I’m here to admit that I was once a stander. Excuse my ignorance, I knew of no other way. However, this thread has enlightened me, and I am proud to report that I tried sitting and found it vastly superior! I am now a sitter; thanks SDMB!
male, sitting down, folder, reach around to the back.
It occurred to me that a primary reason for wiping from behind instead of 'tween the legs is to avoid any possibility of…smearage…while inspecting the toilet paper to see if its clean or not. Doing from behind, you can just peer down between your legs while the paper is still down in the bowl, then drop it right in. If wiping through the legs, then you are forced to bring the paper up out of the bowl to inspect it. I used to be a between-the-legger, but during a horrible session where my experience was, shall we say…far more liquid than solid…I brought up the paper for inspection, the paper snagged the edge of the bowl, the paper shifted position…and cleanup required a long showering afterward.
I was so traumatized, I learned how to wipe from behind and have never looked back…
Well, considering all the questions that have been asked, prepare for excruciating detail:
So, sit down and do your business. Leaning forward, BTW. It provides extra, I don’t know - is “leverage” the right word? Plus you avoid getting your shirt on the toilet lid. Once done, create a wad on my right hand, lean to the left, raising the right cheek, reach from behind, and wipe. From front to back. This way you can use your four fingers to do the actual wiping, while your thumb is in a good position to fold over the, well, used, area after inspection.

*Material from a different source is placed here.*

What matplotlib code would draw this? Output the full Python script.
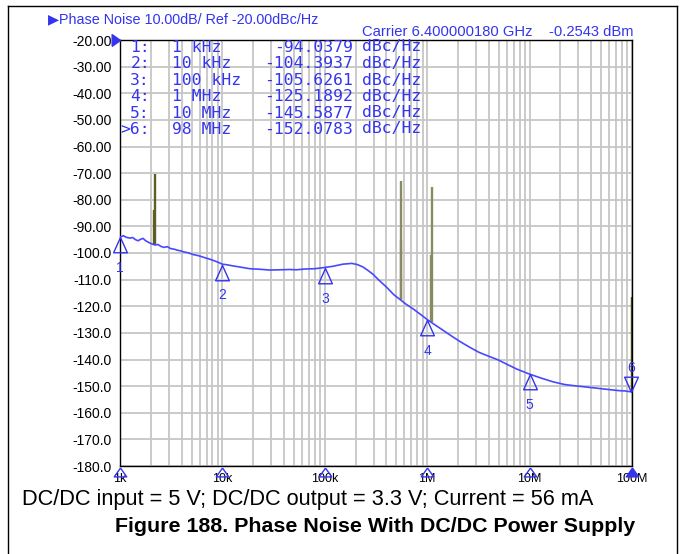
import numpy as np
import matplotlib
matplotlib.use("Agg")
import matplotlib.pyplot as plt
from matplotlib.lines import Line2D

# trace data: offset frequency (Hz) vs phase noise (dBc/Hz)
freq_hz = [1000, 1080, 1150, 1250, 1330, 1420, 1500, 1580, 1680, 1780, 1900, 2050,
           2200, 2350, 2500, 2700, 2900, 3100, 3400, 3600, 3900, 4200, 4600, 5200,
           5700, 6300, 6900, 7500, 8300, 9100, 10e3, 11e3, 12.5e3, 15e3, 18.5e3,
           23e3, 29e3, 37e3, 45e3, 53e3, 65e3, 80e3, 97e3, 120e3, 150e3, 184e3,
           210e3, 237e3, 265e3, 296e3, 340e3, 405e3, 470e3, 540e3, 620e3, 730e3,
           850e3, 1.0e6, 1.15e6, 1.4e6, 1.7e6, 2.1e6, 2.6e6, 3.2e6, 4.0e6, 4.9e6,
           6.0e6, 7.5e6, 10e6, 13e6, 17e6, 22e6, 28e6, 35e6, 46e6, 60e6, 75e6,
           85e6, 92e6, 98e6]
noise_dbc = [-94.0, -93.5, -94.1, -94.4, -94.2, -95.0, -95.4, -94.9, -94.5, -95.4,
             -96.0, -96.6, -97.0, -96.8, -97.5, -97.9, -97.6, -98.3, -98.6, -98.9,
             -99.2, -99.6, -99.9, -100.6, -100.9, -101.4, -101.9, -102.3, -102.9,
             -103.5, -104.2, -104.4, -104.8, -105.3, -105.9, -106.1, -106.4, -106.3,
             -106.2, -106.3, -106.0, -105.9, -105.5, -105.0, -104.2, -103.9, -104.4,
             -105.3, -106.6, -108.0, -110.3, -113.0, -115.6, -117.4, -119.2, -121.0,
             -122.9, -125.0, -126.6, -128.8, -131.0, -133.3, -135.4, -137.3, -138.8,
             -140.1, -141.8, -143.6, -145.5, -147.0, -148.4, -149.4, -149.9, -150.3,
             -150.8, -151.3, -151.7, -151.8, -152.0, -152.1]

# spurs: frequency, top level, bottom level
spur_freq = [2170, 2200, 550e3, 560e3, 1.09e6, 1.105e6, 99.6e6]
spur_top = [-84.0, -70.5, -95.2, -73.0, -100.6, -75.2, -116.5]
spur_base = [-96.9, -97.0, -117.2, -117.6, -125.9, -126.1, -152.1]
spur_colors = ['#5e5e22', '#5e5e22', '#8a8a60', '#8a8a60', '#8a8a60', '#8a8a60', '#3c3c10']

# markers
marker_num = ['1', '2', '3', '4', '5', '6']
marker_freq = [1e3, 10e3, 100e3, 1e6, 10e6, 98e6]
marker_dbc = [-94.0379, -104.3937, -105.6261, -125.1892, -145.5877, -152.0783]
marker_freq_txt = ['1 kHz', '10 kHz', '100 kHz', '1 MHz', '10 MHz', '98 MHz']

xtick_pos = [1e3, 1e4, 1e5, 1e6, 1e7, 1e8]
xtick_labels = ['1k', '10k', '100k', '1M', '10M', '100M']
ytick_pos = list(range(-20, -181, -10))
ytick_labels = ['%.2f' % v if v > -100 else '%.1f' % v for v in ytick_pos]

BLUE = '#3434ee'
TRACE = '#4848ff'
W, H = 684, 554


def px(x, y):
    # pixel position -> figure fraction
    return x / W, 1 - y / H


fig = plt.figure(figsize=(6.84, 5.54), dpi=100)
fig.patch.set_facecolor('white')

# outer frame
frame_kw = dict(color='black', lw=1.0, transform=fig.transFigure)
fig.lines.append(Line2D([8 / W, 8 / W], [0, 1 - 6 / H], **frame_kw))
fig.lines.append(Line2D([677 / W, 677 / W], [0, 1 - 6 / H], **frame_kw))
fig.lines.append(Line2D([8 / W, 677 / W], [1 - 6 / H, 1 - 6 / H], **frame_kw))

ax = fig.add_axes([120 / W, (H - 466) / H, 512 / W, 426 / H])
ax.set_xscale('log')
ax.set_xlim(1e3, 1e8)
ax.set_ylim(-180, -20)

# grid
minor = [m * 10 ** d for d in range(3, 8) for m in range(2, 10)]
for f in minor + xtick_pos:
    ax.axvline(f, color='#c6c6c6', lw=1.3, zorder=0)
for v in ytick_pos:
    ax.axhline(v, color='#c6c6c6', lw=1.3, zorder=0)

ax.set_xticks(xtick_pos)
ax.set_xticklabels(xtick_labels, fontsize=9, family='Liberation Sans')
ax.xaxis.set_minor_locator(matplotlib.ticker.NullLocator())
ax.set_yticks(ytick_pos)
ax.set_yticklabels(ytick_labels, fontsize=10, family='Liberation Sans')
ax.tick_params(length=0, pad=5)
ax.tick_params(axis='y', pad=6)
for s in ax.spines.values():
    s.set_linewidth(1.0)
    s.set_color('black')

# spurs
for f, t, b, c in zip(spur_freq, spur_top, spur_base, spur_colors):
    ax.plot([f, f], [b, t], color=c, lw=1.7, zorder=3, solid_capstyle='butt')

# trace
ax.plot(freq_hz, noise_dbc, color=TRACE, lw=1.2, zorder=4)

# marker triangles
tri_up = [(0, 0), (-0.45, -1), (0.45, -1), (0, 0)]
tri_dn = [(0, 0), (-0.45, 1), (0.45, 1), (0, 0)]
for n, f, v in zip(marker_num, marker_freq, marker_dbc):
    if n == '6':
        ax.plot([f], [v], marker=tri_dn, ms=22, mfc='none', mec=BLUE, mew=1.0,
                zorder=5, clip_on=False)
        ax.annotate(n, (f, v), xytext=(0, 17), textcoords='offset points',
                    ha='center', va='center', color=BLUE, fontsize=10,
                    family='Liberation Sans')
    else:
        ax.plot([f], [v], marker=tri_up, ms=22, mfc='none', mec=BLUE, mew=1.0,
                zorder=5, clip_on=False)
        ax.annotate(n, (f, v), xytext=(0, -22), textcoords='offset points',
                    ha='center', va='center', color=BLUE, fontsize=10,
                    family='Liberation Sans')

# stimulus triangles on the x axis
tri_axis = [(0, -0.15), (-0.6, -1), (0.6, -1), (0, -0.15)]
for f in xtick_pos:
    filled = f == xtick_pos[-1]
    ax.plot([f], [-180], marker=tri_axis, ms=15, mfc=BLUE if filled else 'none',
            mec=BLUE, mew=1.0, zorder=6, clip_on=False)
# reference level arrow
ax.plot([1e3], [-20], marker=[(-1, -0.7), (-1, 0.7), (0, 0), (-1, -0.7)], ms=12,
        color=BLUE, mec=BLUE, zorder=6, clip_on=False)

# header
fig.text(*px(48, 19), '\u25b6Phase Noise 10.00dB/ Ref -20.00dBc/Hz', color=BLUE,
         fontsize=10.4, family=['Liberation Sans', 'DejaVu Sans'], va='center', ha='left')
fig.text(*px(634, 32), 'Carrier 6.400000180 GHz    -0.2543 dBm', color=BLUE,
         fontsize=10.6, family='Liberation Sans', va='center', ha='right')

# marker table
row_y = [47, 63.5, 80, 96.5, 113, 129]
for i, (n, ft, v) in enumerate(zip(marker_num, marker_freq_txt, marker_dbc)):
    y = row_y[i]
    tag = ('>' if n == '6' else '') + n + ':'
    mono = dict(color=BLUE, fontsize=11.8, family='DejaVu Sans Mono', va='center')
    fig.text(*px(150, y), tag, ha='right', **mono)
    fig.text(*px(172, y), ft, ha='left', **mono)
    fig.text(*px(353, y), '%.4f' % v, ha='right', **mono)
    fig.text(*px(362, y), 'dBc/Hz', ha='left', **mono)

# captions
fig.text(*px(22, 500), 'DC/DC input = 5 V; DC/DC output = 3.3 V; Current = 56 mA',
         fontsize=15.7, family='Liberation Sans', va='center', ha='left')
fig.text(*px(115, 527), 'Figure 188. Phase Noise With DC/DC Power Supply',
         fontsize=15.4, fontweight='bold', family='Liberation Sans', va='center', ha='left')

fig.savefig('out.png', dpi=100)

Thus the same wad can be reused. Sometimes two or three times. It takes a fair amount of mental agility to keep track of which parts of the wad are still useable. Two or three, or sometimes more, wads are used, ever since I had my gallbladder removed. Again, this requires concentration - you have to keep track of when the total amount of fecal material + the total amount of paper > the total flushing capability of the facility you’re currently using. Occasionally, after a particular juicy experience, a mid-wipe flush is required. Especially with these new low-flow toilets.

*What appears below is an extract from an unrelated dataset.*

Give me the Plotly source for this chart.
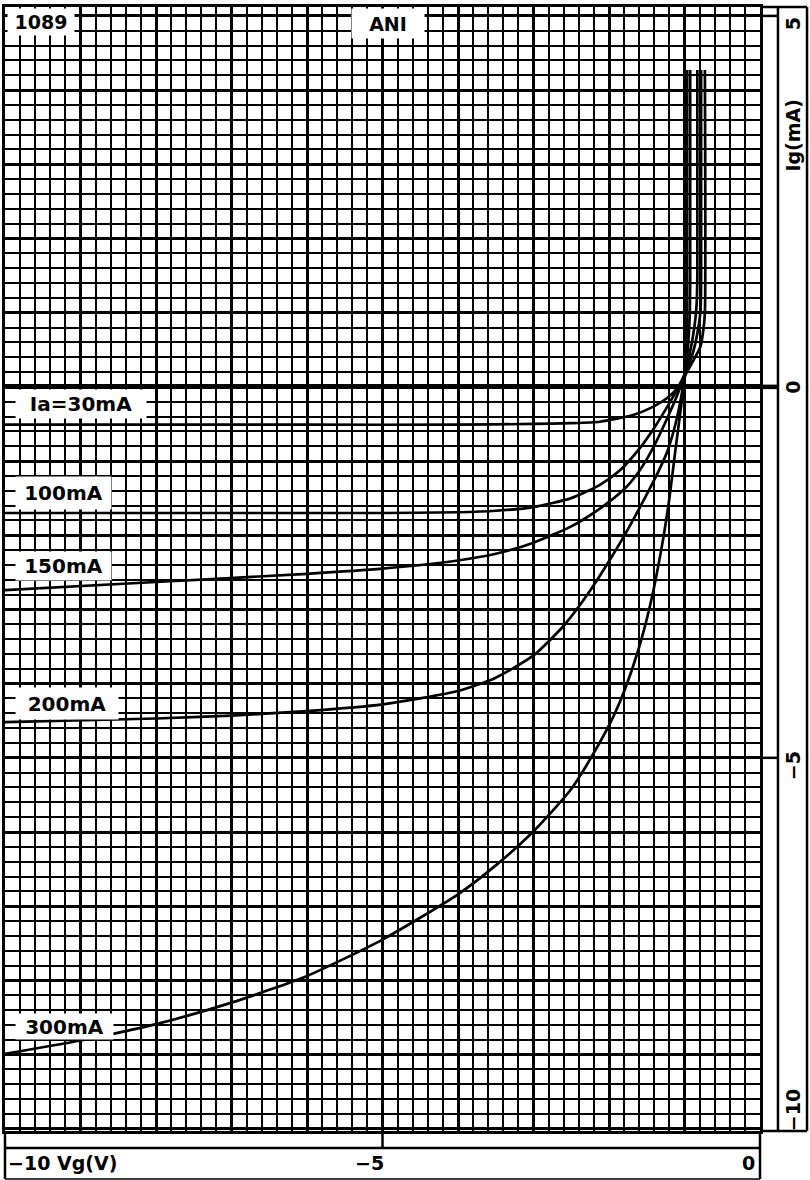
import plotly.graph_objects as go

# ---------------- data ----------------
anode_labels = ["Ia=30mA", "100mA", "150mA", "200mA", "300mA"]

vg_30 = [-10, -6, -4, -3, -2.5, -2.12, -1.68, -1.46, -1.23, -1.08, -0.99, -0.88, -0.79, -0.75, -0.73, -0.73]
ig_30 = [-0.51, -0.51, -0.51, -0.50, -0.49, -0.47, -0.38, -0.29, -0.15, 0.0, 0.16, 0.36, 0.54, 0.77, 1.0, 4.27]

vg_100 = [-10, -5, -4, -3.5, -3, -2.5, -2.12, -1.85, -1.61, -1.4, -1.2, -1.08, -0.99, -0.9, -0.83, -0.79, -0.78, -0.78]
ig_100 = [-1.70, -1.70, -1.69, -1.67, -1.62, -1.5, -1.32, -1.12, -0.85, -0.55, -0.22, 0.0, 0.19, 0.42, 0.72, 1.0, 1.4, 4.27]

vg_150 = [-10, -8, -6, -5, -4, -3.5, -3, -2.5, -2.12, -1.8, -1.61, -1.43, -1.25, -1.1, -0.99, -0.93, -0.87, -0.84, -0.83, -0.83]
ig_150 = [-2.74, -2.63, -2.52, -2.45, -2.34, -2.25, -2.1, -1.88, -1.64, -1.38, -1.15, -0.85, -0.47, -0.12, 0.19, 0.45, 0.8, 1.1, 1.5, 4.27]

vg_200 = [-10, -8, -7, -6, -5, -4, -3.5, -3, -2.6, -2.3, -2.0, -1.75, -1.5, -1.35, -1.22, -1.1, -1.03, -0.99, -0.95, -0.93, -0.925, -0.925]
ig_200 = [-4.52, -4.47, -4.43, -4.37, -4.28, -4.1, -3.92, -3.62, -3.22, -2.82, -2.35, -1.92, -1.45, -1.15, -0.85, -0.42, -0.06, 0.19, 0.6, 1.0, 1.4, 4.27]

vg_300 = [-10, -9, -8, -7, -6, -5, -4, -3.5, -3, -2.5, -2.12, -1.94, -1.79, -1.61, -1.45, -1.3, -1.2, -1.12, -1.05, -0.99, -0.975, -0.965, -0.965]
ig_300 = [-8.99, -8.81, -8.59, -8.3, -7.94, -7.45, -6.84, -6.45, -5.99, -5.42, -4.79, -4.44, -4.08, -3.54, -2.92, -2.15, -1.5, -0.85, -0.3, 0.19, 0.6, 1.0, 4.27]

x_tick_labels = ["\u221210 Vg(V)", "\u22125", "0"]
y_tick_labels = ["5", "Ig(mA)", "0", "\u22125", "\u221210"]
corner_labels = ["1089", "ANI"]

# ---------------- figure ----------------
X_RANGE = [-10, 0]
Y_RANGE = [-10.03, 5.12]
INK = "black"
FONT = "DejaVu Sans"

fig = go.Figure()
for vg, ig in [(vg_30, ig_30), (vg_100, ig_100), (vg_150, ig_150), (vg_200, ig_200), (vg_300, ig_300)]:
    fig.add_trace(go.Scatter(x=vg, y=ig, mode="lines",
                             line=dict(color=INK, width=2.7, shape="spline", smoothing=0.6),
                             hoverinfo="skip", showlegend=False))

grid_common = dict(showgrid=True, gridcolor=INK, gridwidth=2.5, showticklabels=False, ticks="",
                   showline=True, linecolor=INK, linewidth=2.6, mirror=True, fixedrange=True)
fig.update_xaxes(range=X_RANGE, dtick=1, tick0=-10, zeroline=False,
                 minor=dict(dtick=0.2, tick0=-10, showgrid=True, gridcolor=INK, gridwidth=1.8),
                 **grid_common)
fig.update_yaxes(range=Y_RANGE, dtick=1, tick0=0, zeroline=True, zerolinecolor=INK, zerolinewidth=4.5,
                 minor=dict(dtick=0.2, tick0=0, showgrid=True, gridcolor=INK, gridwidth=1.8),
                 **grid_common)

def xp(v):
    return (v - X_RANGE[0]) / (X_RANGE[1] - X_RANGE[0])

# paper positions of the frame around the grid
R_IN = 1.0238   # inner line of the right label strip
R_OUT = 1.0623  # outer right border
B_LINE = -0.0151  # line of the bottom label strip
B_OUT = -0.0427   # bottom border

def seg(x0, y0, x1, y1, w=2.5, xref="paper", yref="paper"):
    return dict(type="line", xref=xref, yref=yref, x0=x0, y0=y0, x1=x1, y1=y1,
                line=dict(color=INK, width=w), layer="above")

shapes = [
    seg(1, 1, R_OUT, 1), seg(R_OUT, 0, R_OUT, 1), seg(R_IN, 0, R_IN, 1), seg(1, 0, R_OUT, 0),
    seg(0, B_LINE, 1, B_LINE), seg(0, B_OUT, 0, 0), seg(1, B_OUT, 1, 0), seg(0, B_OUT, 1, B_OUT, w=1.5),
    seg(xp(-5), 0, xp(-5), B_LINE),
    seg(1, 5, R_IN, 5, yref="y"), seg(1, 0, R_IN, 0, w=4.5, yref="y"), seg(1, -5, R_IN, -5, yref="y"),
]

ann = []
def label(text, size=19, **kw):
    base = dict(text="<b>%s</b>" % text, showarrow=False, font=dict(family=FONT, size=size, color=INK))
    base.update(kw)
    ann.append(base)

# curve labels in white boxes at the left
box_specs = [(-0.23, 130, 28), (-1.43, 95, 32), (-2.42, 95, 28), (-4.27, 102, 31), (-8.62, 97, 25)]
for txt, (yv, w, h) in zip(anode_labels, box_specs):
    label(txt, size=20, x=-9.868, y=yv, xref="x", yref="y", xanchor="left", yanchor="middle",
          width=w, height=h, align="center", bgcolor="white", borderpad=0)

# corner labels
label(corner_labels[0], x=-10, y=Y_RANGE[1], xref="x", yref="y", xanchor="left", yanchor="top",
      width=66, height=26, align="center", bgcolor="white", borderpad=0, xshift=2, yshift=-1)
label(corner_labels[1], x=-4.93, y=Y_RANGE[1], xref="x", yref="y", xanchor="center", yanchor="top",
      width=72, height=29, align="center", bgcolor="white", borderpad=0, yshift=-1)

# right strip labels (rotated)
for txt, yv in zip(y_tick_labels, [4.9, 3.4, 0, -5.1, -9.75]):
    label(txt, x=1.0437, y=yv, xref="paper", yref="y", xanchor="center", yanchor="middle", textangle=-90)

# bottom strip labels
label(x_tick_labels[0], x=-10, y=-0.0285, xref="x", yref="paper", xanchor="left", yanchor="middle", xshift=1)
label(x_tick_labels[1], x=-5.17, y=-0.0285, xref="x", yref="paper", xanchor="center", yanchor="middle")
label(x_tick_labels[2], x=0, y=-0.0285, xref="x", yref="paper", xanchor="right", yanchor="middle", xshift=-3)

fig.update_layout(width=810, height=1180, autosize=False,
                  margin=dict(l=5, r=50, t=7, b=49, pad=0),
                  paper_bgcolor="white", plot_bgcolor="white", showlegend=False,
                  shapes=shapes, annotations=ann,
                  font=dict(family=FONT, color=INK))

fig.write_html("out.html", config={"displayModeBar": False},
               post_script="document.body.style.margin='0';document.body.style.overflow='hidden';"
                           "document.documentElement.style.overflow='hidden';")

As for history, I used to be a stander, until I tried it in a public stall in elementary school. I got some strange looks. Since then, I’ve been a dedicated sitter. Well out of sight.
Oh, and I forgot to mention: what the holy crap are you people talking about about the last few drops? Haven’t you ever heard of shaking the dew off the lily? Seriously - all I do is give it a few flips, and it’s dry as a bone. You guys all must have weak penile sphincter muscles or something.
female, sitter, wipe the front part from the front first, then the back by reaching around.
I have been following this thread since its inception, and all of the questions expanding on the OP have been good, but here is one to think on.
What would happen if you were unable to use your Primary Wiping Hand? :eek:
Many people have experienced this, and found (to their horror) that wiping with the other hand is often traumatically messy and can lead to hyper-extension of the hand and other painful things.
What to do, what to do. Oh! you could get an Ass-ist (scroll down a bit, it’s worth it)
It just occurred to me that, if one were so inclined, they could design a “ass-wiper geek code.” Sitter vs. Stander, Crumpler vs. Folder, Left Hand vs. Right Hand, Looker vs. Non-Looker, etc.